But what's going to happen the majority of the time is that somewhere around ten of those who initially buy the information are resellers. They pay sixty bucks a pop, and turn around and sell the information to four other folks at twenty-five bucks a pop. Some of these places are in turn resellers; indeed, some of them got this information directly, which is all that keeps the whole process from snowballing until people are besieged by what seems like every last person with a valid mortgage license for the area. So twelve, forty-eight, hundred forty four, four hundred thirty two wannabe mortgage providers swarm each person I run credit on. I try to remember to warn them, but there is nothing I can do to stop it from happening, however much I might want to.



Now do not get me wrong. It is a good idea to shop your mortgage and I have even repeatedly told people who come here that they should actually sign up with at least two prospective providers, a main and a backup, because at the end of the process the power is all in the loan provider's hands and it is often abused. Having two loans ready to go defuses most of the potential for abuse, leaving aside the issue that I guarantee my quotes in writing when the client decides they want it and gets me enough information to lock the loan.

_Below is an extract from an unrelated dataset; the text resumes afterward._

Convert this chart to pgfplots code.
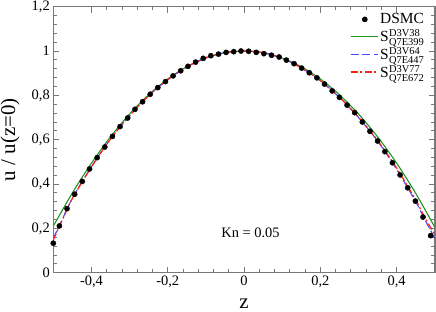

But there is a major difference between that and setting this pack of wild ravening prospective mortgage providers on my clients, willing to promise the sun, the moon, and all of the stars and planets if my clients will simply drop me and sign up with them instead. There is a major difference between agreeing that shopping the loan is a good idea, and throwing my clients to a pack of hundreds of telemarketers who call for months - sometimes as long as two years, so that they seem to be part of the next wave the next time those folks need a real estate loan - and bulk mailers who are almost singlehandedly responsible for global deforestation and accelerated filling of our urban landfills. If it does happen, I will be pleased to see it end.

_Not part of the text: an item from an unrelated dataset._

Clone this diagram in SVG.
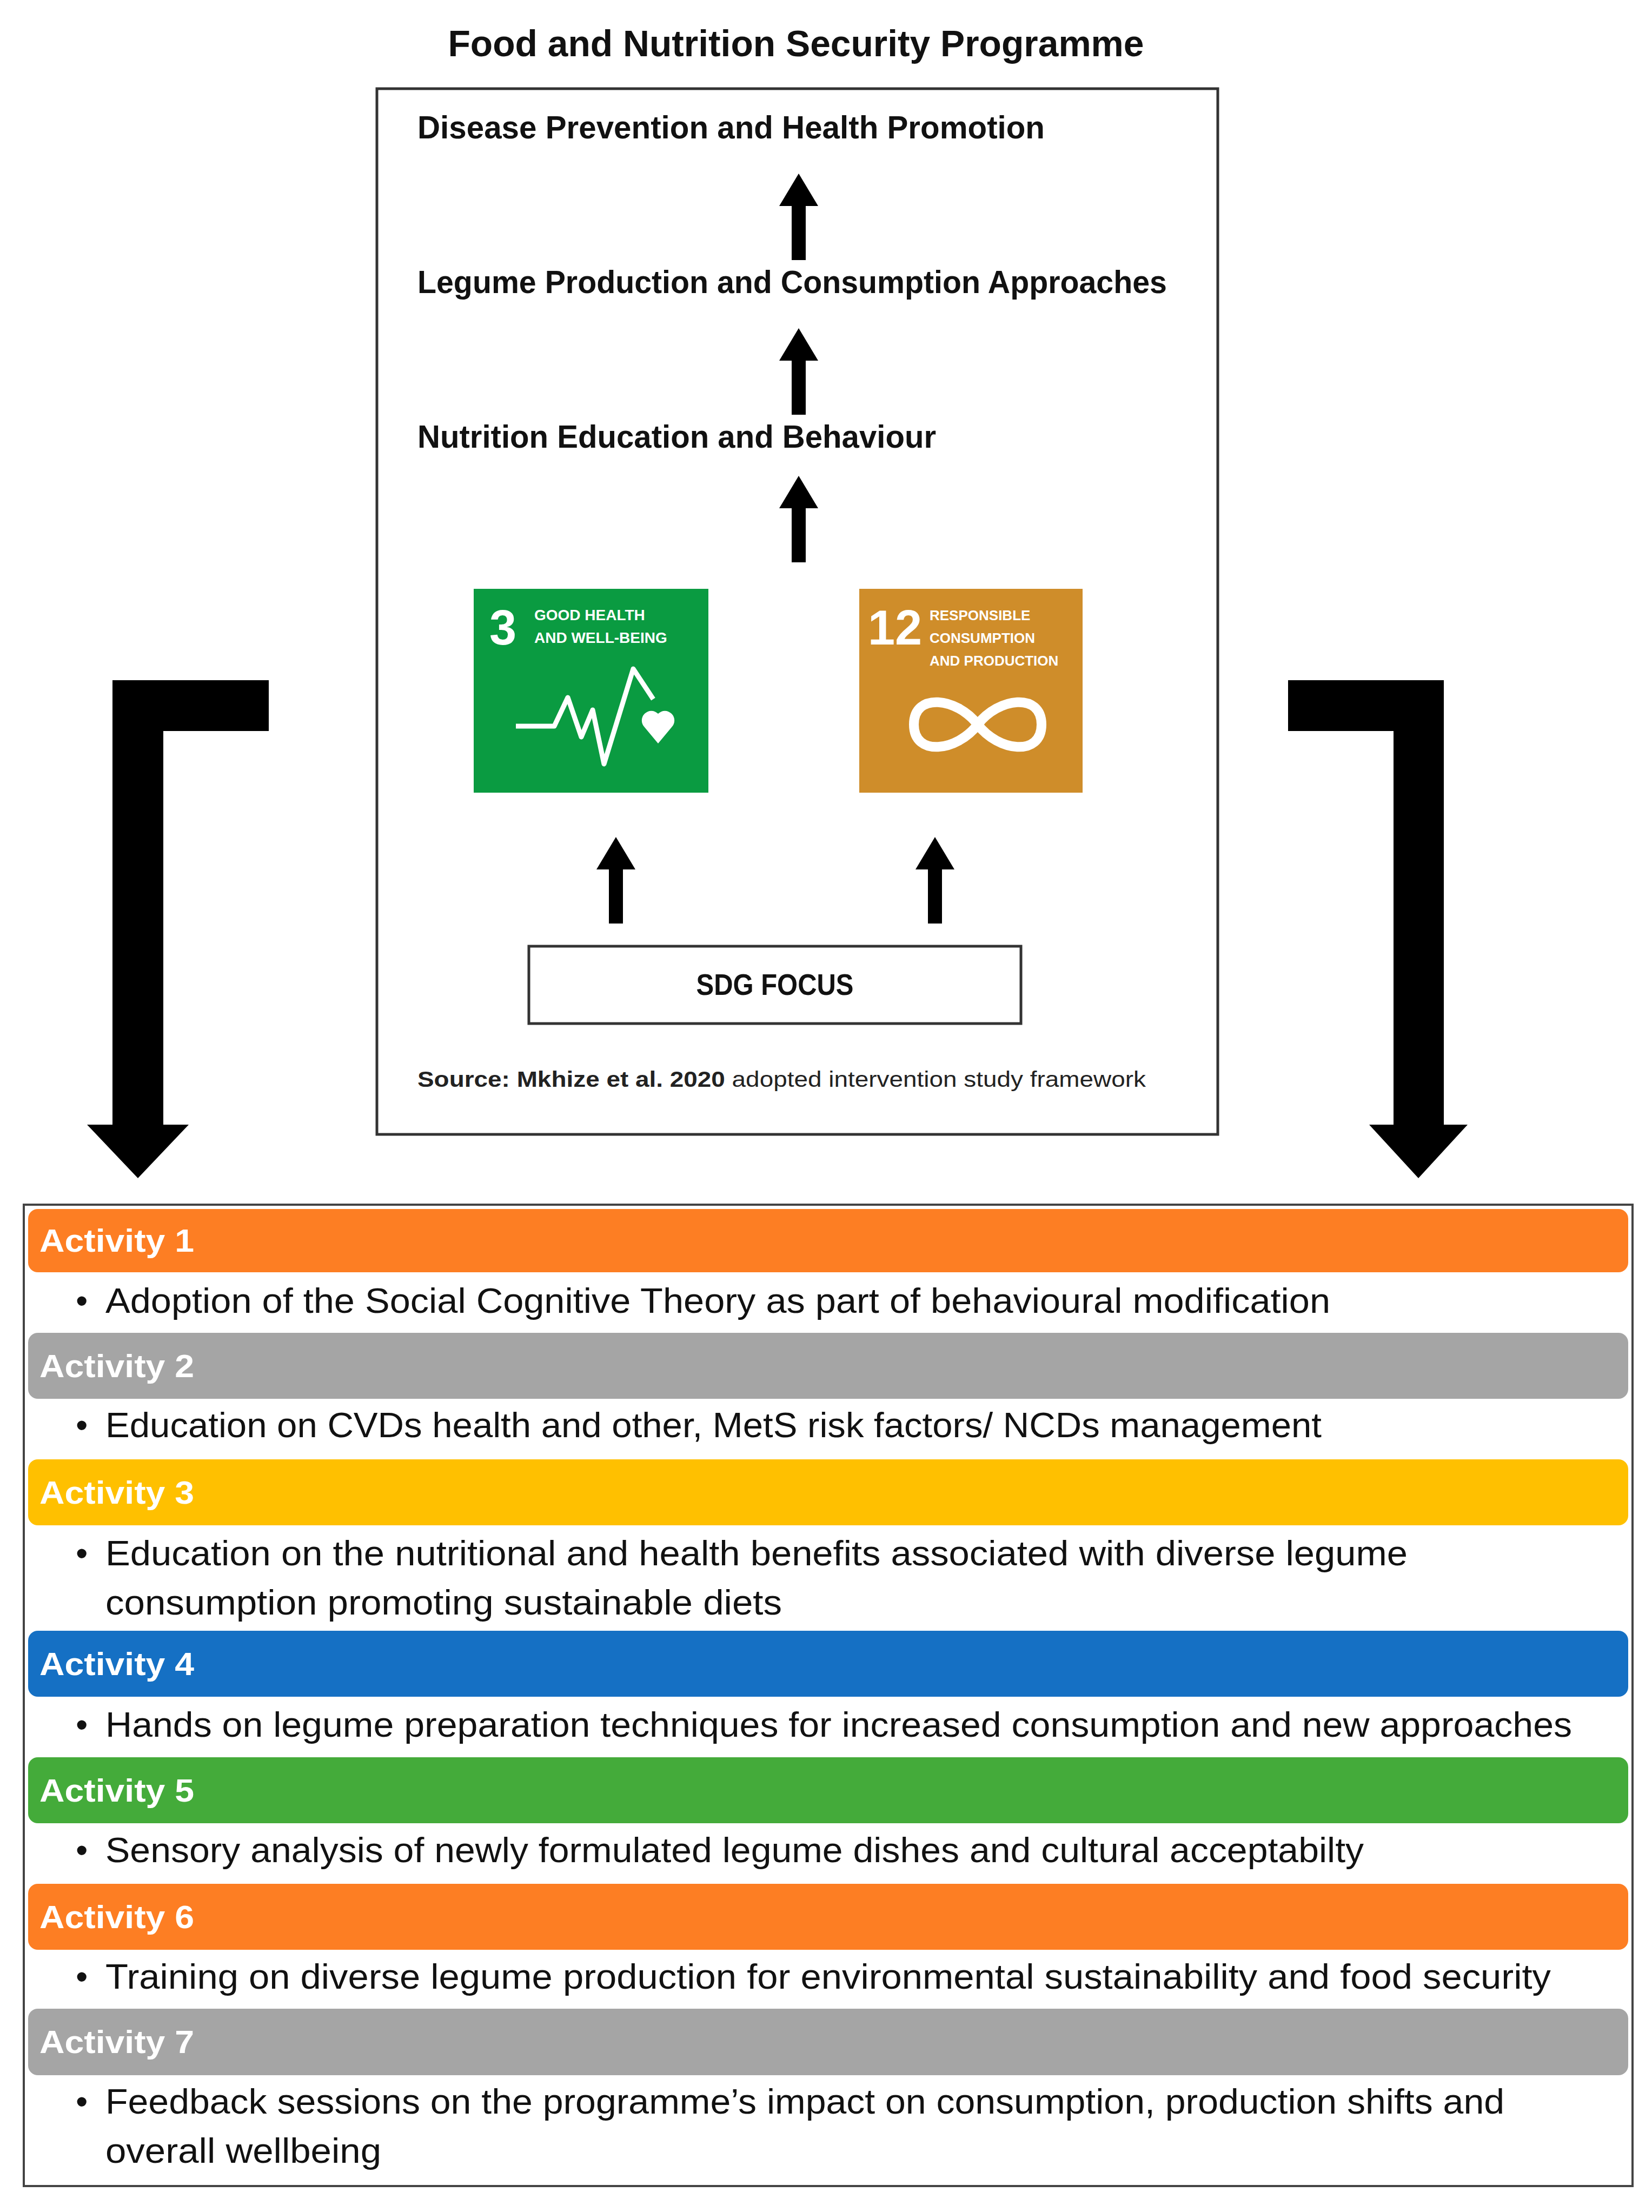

I'm also gratified to see National Association of Mortgage Brokers on the correct side of this:





But the National Association of Mortgage Brokers doesn't agree. When credit bureaus sell overnight trigger lists to third-party lead generators, the brokers argue, they fail to comply with a key provision of the Fair Credit Reporting Act: that anyone receiving consumers' personal information must be in the position to make a "firm offer of credit" or have previously received permission from the consumer to obtain credit file data. Third-party lead generators obtain no permission and are in no position to make any credit offers, firm or otherwise.





There is a world of difference between suggesting you shop your mortgage and making certain you shop hundreds of providers, whether you want to or not.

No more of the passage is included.